*To do*: Starting at the first line of the data, print each line verbatim up to and including the line bearing "y_ticks = [0, 2, 4, 6, 8, 10]", omitting pictures.

*Given information*:
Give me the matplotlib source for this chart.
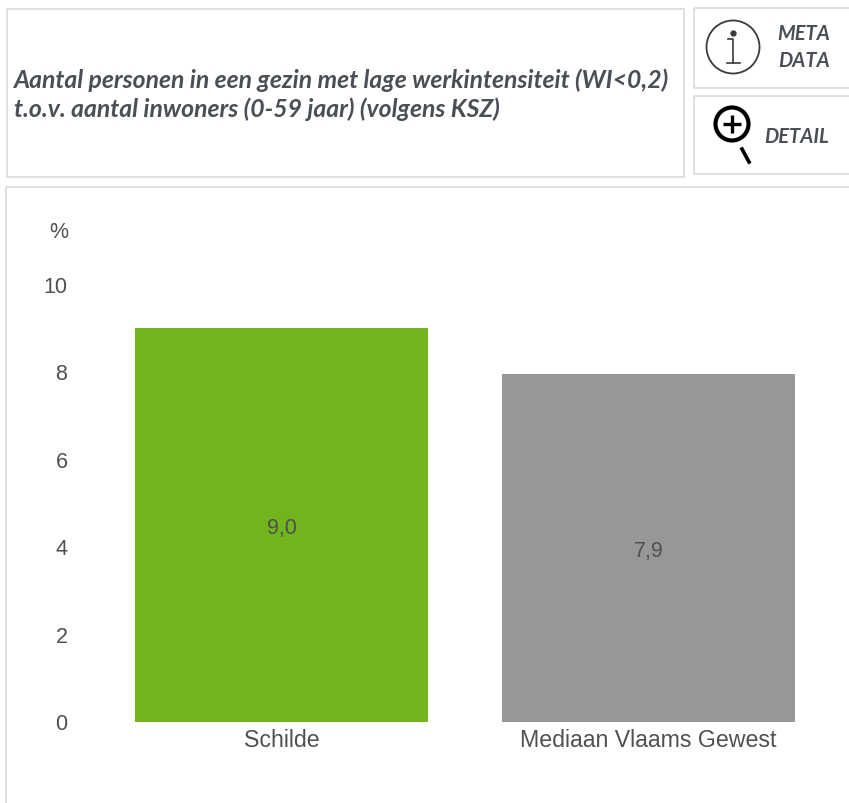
import matplotlib
matplotlib.use('Agg')
import matplotlib.pyplot as plt
from matplotlib.patches import Rectangle, Circle

categories = ['Schilde', 'Mediaan Vlaams Gewest']
waarden = [9.0, 7.95]
waarde_labels = ['9,0', '7,9']
kleuren = ['#71B41E', '#979797']
y_ticks = [0, 2, 4, 6, 8, 10]

W, H = 849, 804
TITEL = ('Aantal personen in een gezin met lage werkintensiteit (WI<0,2)\n'
         't.o.v. aantal inwoners (0-59 jaar) (volgens KSZ)')
RAND = '#DADADA'
TEKST = '#505050'
KOP = '#4A4F55'
ICON = '#3A3A3A'

fig = plt.figure(figsize=(W / 100, H / 100), dpi=100, facecolor='white')

# overlay in pixels for the boxes around the chart
bg = fig.add_axes([0, 0, 1, 1])
bg.set_xlim(0, W)
bg.set_ylim(H, 0)
bg.axis('off')

def kader(x0, y0, x1, y1):
    bg.add_patch(Rectangle((x0, y0), x1 - x0, y1 - y0, fill=False, edgecolor=RAND, linewidth=1.2))

kader(7.5, 9.5, 684, 177.5)
kader(694, 9, 860, 88.5)
kader(694, 96.5, 860, 175)
kader(6, 188, 860, 830)

bg.text(14, 95, TITEL, family='Lato', style='italic', weight='bold', fontsize=17.8,
        color=KOP, va='center', ha='left', linespacing=1.28)

# info icon
bg.add_patch(Circle((733, 48), 26.5, fill=False, edgecolor=ICON, linewidth=1.3))
bg.plot([733], [34], marker='o', ms=3.5, color=ICON)
bg.plot([728, 733, 733], [40, 40, 64], color=ICON, lw=1.2)
bg.plot([727, 740], [64, 64], color=ICON, lw=1.2)
bg.text(804, 47.5, 'META\nDATA', family='Lato', style='italic', weight='bold', fontsize=14.5,
        color=KOP, ha='center', va='center', linespacing=1.38)

# magnifier icon
bg.add_patch(Circle((732, 125), 16.5, fill=False, edgecolor='black', linewidth=3))
bg.plot([723, 741], [125, 125], color='black', lw=2.4, solid_capstyle='butt')
bg.plot([732, 732], [116, 134], color='black', lw=2.4, solid_capstyle='butt')
bg.plot([742, 749], [150, 163], color='black', lw=2.6)
bg.text(796.5, 137, 'DETAIL', family='Lato', style='italic', weight='bold', fontsize=14.5,
        color=KOP, ha='center', va='center')

# chart
ax = fig.add_axes([98 / W, 1 - 722.5 / H, (832 - 98) / W, (722.5 - 285) / H])
ax.patch.set_alpha(0)
posities = list(range(len(categories)))
ax.bar(posities, waarden, width=0.8, color=kleuren)
ax.set_xlim(-0.5, 1.5)
ax.set_ylim(0, 10)
ax.set_yticks(y_ticks)
ax.set_yticklabels([str(t) for t in y_ticks])
ax.set_xticks(posities)
ax.set_xticklabels(categories)
ax.tick_params(axis='both', length=0, labelcolor=TEKST, labelfontfamily='Liberation Sans')
ax.tick_params(axis='y', pad=22, labelsize=15.5)
ax.tick_params(axis='x', pad=4.5, labelsize=16.7)
for s in ax.spines.values():
    s.set_visible(False)

for p, v, lab in zip(posities, waarden, waarde_labels):
    ax.annotate(lab, (p, v / 2), xytext=(0, -3), textcoords='offset pixels', ha='center', va='center',
                family='Liberation Sans', fontsize=15.5, color=TEKST)

bg.text(59, 232, '%', family='Liberation Sans', fontsize=15.5, color=TEKST, ha='center', va='center')

fig.savefig('out.png', dpi=100)
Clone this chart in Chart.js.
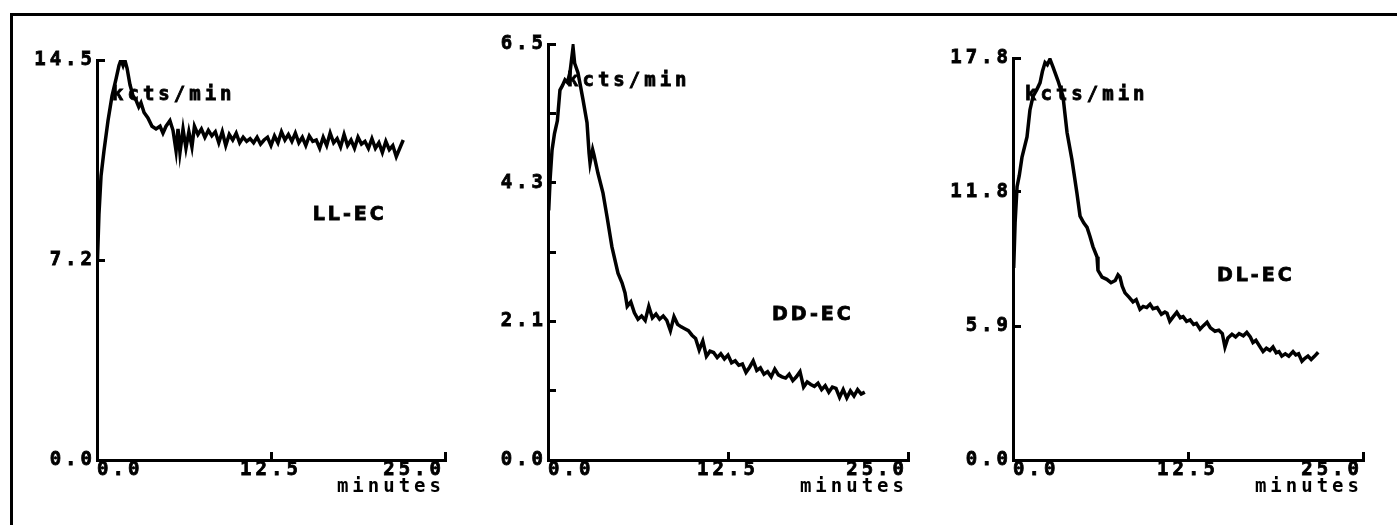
<!DOCTYPE html>
<html>
<head>
<meta charset="utf-8">
<script src="https://cdn.jsdelivr.net/npm/chart.js@4.4.1/dist/chart.umd.min.js"></script>
<style>
  body { margin: 0; background: #fff; width: 1397px; height: 525px; overflow: hidden; position: relative; }
  #frame { position: absolute; left: 10px; top: 13px; width: 1400px; height: 600px; border-left: 3px solid #000; border-top: 3px solid #000; }
  canvas { position: absolute; top: 0; }
</style>
</head>
<body>
<div id="frame"></div>
<canvas id="c1" width="468" height="525" style="left:2px"></canvas>
<canvas id="c2" width="480" height="525" style="left:453px"></canvas>
<canvas id="c3" width="470" height="525" style="left:918px"></canvas>
<script>
// x axis (minutes), shared by the three panels
const xTicks = [0, 12.5, 25];
const xTickLabels = ['0.0', '12.5', '25.0'];

// LL-EC
const llTimes = [0.03, 0.14, 0.29, 0.5, 0.79, 1.08, 1.36, 1.58, 1.72, 1.87, 2.0, 2.16, 2.37, 2.59, 2.8,
  3.0, 3.16, 3.38, 3.66, 3.95, 4.24, 4.53, 4.74, 4.96, 5.24, 5.46, 5.68, 5.82, 5.96, 6.18, 6.39, 6.6, 6.82,
  7.0, 7.25, 7.5, 7.75, 8.0, 8.25, 8.5, 8.75, 9.0, 9.25, 9.5, 9.75, 10.0, 10.25, 10.5, 10.75,
  11.0, 11.25, 11.5, 11.75, 12.0, 12.25, 12.5, 12.75, 13.0, 13.25, 13.5, 13.75, 14.0, 14.25, 14.5, 14.75,
  15.0, 15.25, 15.5, 15.75, 16.0, 16.25, 16.5, 16.75, 17.0, 17.25, 17.5, 17.75, 18.0, 18.25, 18.5, 18.75,
  19.0, 19.25, 19.5, 19.75, 20.0, 20.25, 20.5, 20.75, 21.0, 21.25, 21.5, 21.75, 22.0];
const llValues = [7.2, 8.9, 10.3, 11.2, 12.3, 13.2, 13.8, 14.3, 14.5, 14.3, 14.5, 14.2, 13.6, 13.2, 13.05,
  12.8, 12.95, 12.6, 12.4, 12.1, 12.0, 12.1, 11.85, 12.1, 12.3, 11.95, 11.2, 12.0, 11.15, 12.0, 11.3, 11.9, 11.35,
  12.1, 11.8, 12.0, 11.7, 11.95, 11.75, 11.9, 11.5, 11.9, 11.4, 11.8, 11.6, 11.85, 11.5, 11.7, 11.55,
  11.65, 11.5, 11.7, 11.45, 11.6, 11.7, 11.4, 11.75, 11.5, 11.9, 11.6, 11.8, 11.55, 11.85, 11.5, 11.7,
  11.4, 11.75, 11.55, 11.6, 11.3, 11.7, 11.4, 11.85, 11.5, 11.65, 11.35, 11.8, 11.4, 11.6, 11.3, 11.7,
  11.45, 11.55, 11.3, 11.65, 11.3, 11.5, 11.15, 11.55, 11.25, 11.4, 11.0, 11.3, 11.6];
const llYTicks = [0, 7.25, 14.5];
const llYLabels = ['0.0', '7.2', '14.5'];

// DD-EC
const ddTimes = [0.05, 0.15, 0.28, 0.45, 0.65, 0.83, 1.0, 1.18, 1.35, 1.53, 1.74, 1.85, 2.08, 2.25, 2.43, 2.71,
  2.85, 2.92, 3.1, 3.19, 3.47, 3.82, 4.1, 4.44, 4.86, 5.14, 5.35,
  5.5, 5.75, 6.0, 6.25, 6.5, 6.75, 7.0, 7.25, 7.5, 7.75, 8.0, 8.25, 8.5, 8.75, 9.0, 9.25, 9.5, 9.75,
  10.0, 10.25, 10.5, 10.75, 11.0, 11.25, 11.5, 11.75, 12.0, 12.25, 12.5, 12.75, 13.0, 13.25, 13.5, 13.75,
  14.0, 14.25, 14.5, 14.75, 15.0, 15.25, 15.5, 15.75, 16.0, 16.25, 16.5, 16.75, 17.0, 17.25, 17.5, 17.75,
  18.0, 18.25, 18.5, 18.75, 19.0, 19.25, 19.5, 19.75, 20.0, 20.25, 20.5, 20.75, 21.0, 21.25, 21.5, 21.75, 22.0];
const ddValues = [3.9, 4.4, 4.84, 5.1, 5.3, 5.78, 5.85, 5.94, 5.9, 6.06, 6.45, 6.2, 6.05, 5.85, 5.63, 5.27,
  4.8, 4.64, 4.85, 4.77, 4.48, 4.17, 3.8, 3.33, 2.92, 2.77, 2.61,
  2.40, 2.47, 2.30, 2.20, 2.25, 2.18, 2.40, 2.22, 2.28, 2.20, 2.25, 2.18, 2.02, 2.24, 2.12, 2.08, 2.05, 2.02,
  1.95, 1.90, 1.72, 1.86, 1.62, 1.70, 1.68, 1.60, 1.66, 1.58, 1.64, 1.52, 1.55, 1.48, 1.50, 1.37,
  1.45, 1.55, 1.40, 1.44, 1.34, 1.38, 1.30, 1.42, 1.33, 1.30, 1.28, 1.34, 1.24, 1.30, 1.38, 1.14,
  1.22, 1.18, 1.15, 1.20, 1.10, 1.16, 1.06, 1.14, 1.12, 0.98, 1.10, 0.97, 1.08, 1.00, 1.10, 1.03, 1.06];
const ddYTicks = [0, 1.0833, 2.1667, 3.25, 4.3333, 5.4167, 6.5];
const ddYLabels = ['0.0', '', '2.1', '', '4.3', '', '6.5'];

// DL-EC
const dlTimes = [0.05, 0.15, 0.29, 0.45, 0.64, 1.0, 1.21, 1.43, 1.7, 1.93, 2.1, 2.29, 2.45, 2.64, 2.86, 3.21,
  3.57, 3.86, 4.21, 4.57, 4.79, 5.05, 5.29, 5.5, 5.71, 6.0, 6.07, 6.36, 6.7, 7.0, 7.3, 7.5, 7.64, 7.8,
  8.0, 8.3, 8.57, 8.8, 9.07, 9.3, 9.55, 9.79, 10.0, 10.3, 10.6, 10.85, 11.0, 11.2, 11.45, 11.7, 11.95,
  12.15, 12.4, 12.65, 12.9, 13.1, 13.36, 13.6, 13.86, 14.1, 14.43, 14.7, 14.95, 15.14, 15.35, 15.64, 15.9,
  16.15, 16.45, 16.7, 16.95, 17.14, 17.35, 17.6, 17.86, 18.1, 18.35, 18.57, 18.8, 19.0, 19.2, 19.45, 19.7,
  20.0, 20.2, 20.4, 20.64, 20.85, 21.07, 21.3, 21.55, 21.8];
const dlValues = [8.5, 10.5, 12.1, 12.6, 13.4, 14.3, 15.5, 16.1, 16.4, 16.7, 17.2, 17.6, 17.5, 17.75, 17.4, 16.8,
  16.1, 14.5, 13.3, 11.8, 10.8, 10.5, 10.3, 9.9, 9.45, 9.0, 8.4, 8.1, 8.0, 7.85, 7.95, 8.2, 8.1, 7.7,
  7.4, 7.2, 7.0, 7.1, 6.67, 6.8, 6.75, 6.9, 6.7, 6.75, 6.45, 6.55, 6.5, 6.14, 6.35, 6.54, 6.3,
  6.35, 6.14, 6.2, 6.0, 6.05, 5.79, 5.95, 6.1, 5.85, 5.7, 5.75, 5.6, 5.0, 5.4, 5.57, 5.45,
  5.6, 5.5, 5.65, 5.45, 5.2, 5.3, 5.05, 4.8, 4.95, 4.85, 5.0, 4.75, 4.8, 4.6, 4.7, 4.6,
  4.8, 4.65, 4.7, 4.37, 4.5, 4.6, 4.45, 4.6, 4.77];
const dlYTicks = [0, 5.9333, 11.8667, 17.8];
const dlYLabels = ['0.0', '5.9', '11.8', '17.8'];

const tickFont = { family: "'DejaVu Sans Mono', monospace", size: 19, weight: 'bold' };

// plotter-style wide lettering
const spacing = {
  id: 'spacing',
  beforeDraw(chart) { chart.ctx.letterSpacing = '4px'; }
};

// free text placed in data coordinates
const plotText = {
  id: 'plotText',
  afterDatasetsDraw(chart, args, opts) {
    const { ctx, scales: { x, y } } = chart;
    ctx.save();
    ctx.fillStyle = '#000';
    ctx.strokeStyle = '#000';
    ctx.lineWidth = 0.8;
    ctx.textAlign = 'left';
    ctx.textBaseline = 'middle';
    opts.items.forEach(it => {
      ctx.font = it.font;
      ctx.letterSpacing = it.spacing;
      const px = x.getPixelForValue(it.x), py = y.getPixelForValue(it.y);
      ctx.fillText(it.text, px, py);
      ctx.strokeText(it.text, px, py);
    });
    ctx.restore();
  }
};

function makeChart(id, times, values, yMax, yTicks, yLabels, top, items) {
  const axisGrid = { display: true, drawOnChartArea: false, drawTicks: true, tickLength: -8, tickWidth: 3, color: '#000' };
  const axisBorder = { display: true, color: '#000', width: 3 };
  return new Chart(document.getElementById(id), {
    type: 'line',
    data: {
      datasets: [{
        data: times.map((t, i) => ({ x: t, y: values[i] })),
        borderColor: '#000',
        borderWidth: 3.5,
        pointRadius: 0,
        tension: 0,
        fill: false
      }]
    },
    options: {
      responsive: false,
      animation: false,
      devicePixelRatio: 1,
      layout: { padding: { left: 0, right: 25, top: top, bottom: 15 } },
      plugins: {
        legend: { display: false },
        tooltip: { enabled: false },
        plotText: { items: items }
      },
      scales: {
        x: {
          type: 'linear', min: 0, max: 25,
          afterBuildTicks: s => { s.ticks = xTicks.map(v => ({ value: v })); },
          afterFit: s => { s.height = 50; },
          ticks: { align: 'inner', padding: 7, maxRotation: 0, autoSkip: false, color: '#000', font: tickFont,
                   textStrokeColor: '#000', textStrokeWidth: 0.8,
                   callback: (v, i) => xTickLabels[i] },
          grid: axisGrid,
          border: axisBorder,
          title: { display: true, text: 'minutes', align: 'end', color: '#000', font: tickFont, padding: { top: 0, bottom: 12 } }
        },
        y: {
          min: 0, max: yMax,
          afterBuildTicks: s => { s.ticks = yTicks.map(v => ({ value: v })); },
          afterFit: s => { s.width = 95; },
          ticks: { padding: 9, autoSkip: false, color: '#000', font: tickFont,
                   textStrokeColor: '#000', textStrokeWidth: 0.8,
                   callback: (v, i) => yLabels[i] },
          grid: axisGrid,
          border: axisBorder
        }
      }
    },
    plugins: [spacing, plotText]
  });
}

const unitFont = "bold 19px 'DejaVu Sans Mono'";
const tagFont = "bold 19px 'DejaVu Sans'";

makeChart('c1', llTimes, llValues, 14.5, llYTicks, llYLabels, 60, [
  { text: 'kcts/min', x: 1.08, y: 13.23, font: unitFont, spacing: '4px' },
  { text: 'LL-EC', x: 15.5, y: 8.88, font: tagFont, spacing: '3px' }
]);
makeChart('c2', ddTimes, ddValues, 6.5, ddYTicks, ddYLabels, 44, [
  { text: 'kcts/min', x: 1.32, y: 5.92, font: unitFont, spacing: '4px' },
  { text: 'DD-EC', x: 15.56, y: 2.27, font: tagFont, spacing: '3px' }
]);
makeChart('c3', dlTimes, dlValues, 17.8, dlYTicks, dlYLabels, 58, [
  { text: 'kcts/min', x: 0.86, y: 16.16, font: unitFont, spacing: '4px' },
  { text: 'DL-EC', x: 14.57, y: 8.15, font: tagFont, spacing: '3px' }
]);
</script>
</body>
</html>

*Response to the exercise*:
Give me the matplotlib source for this chart.
import matplotlib
matplotlib.use('Agg')
import matplotlib.pyplot as plt
from matplotlib.patches import Rectangle, Circle

categories = ['Schilde', 'Mediaan Vlaams Gewest']
waarden = [9.0, 7.95]
waarde_labels = ['9,0', '7,9']
kleuren = ['#71B41E', '#979797']
y_ticks = [0, 2, 4, 6, 8, 10]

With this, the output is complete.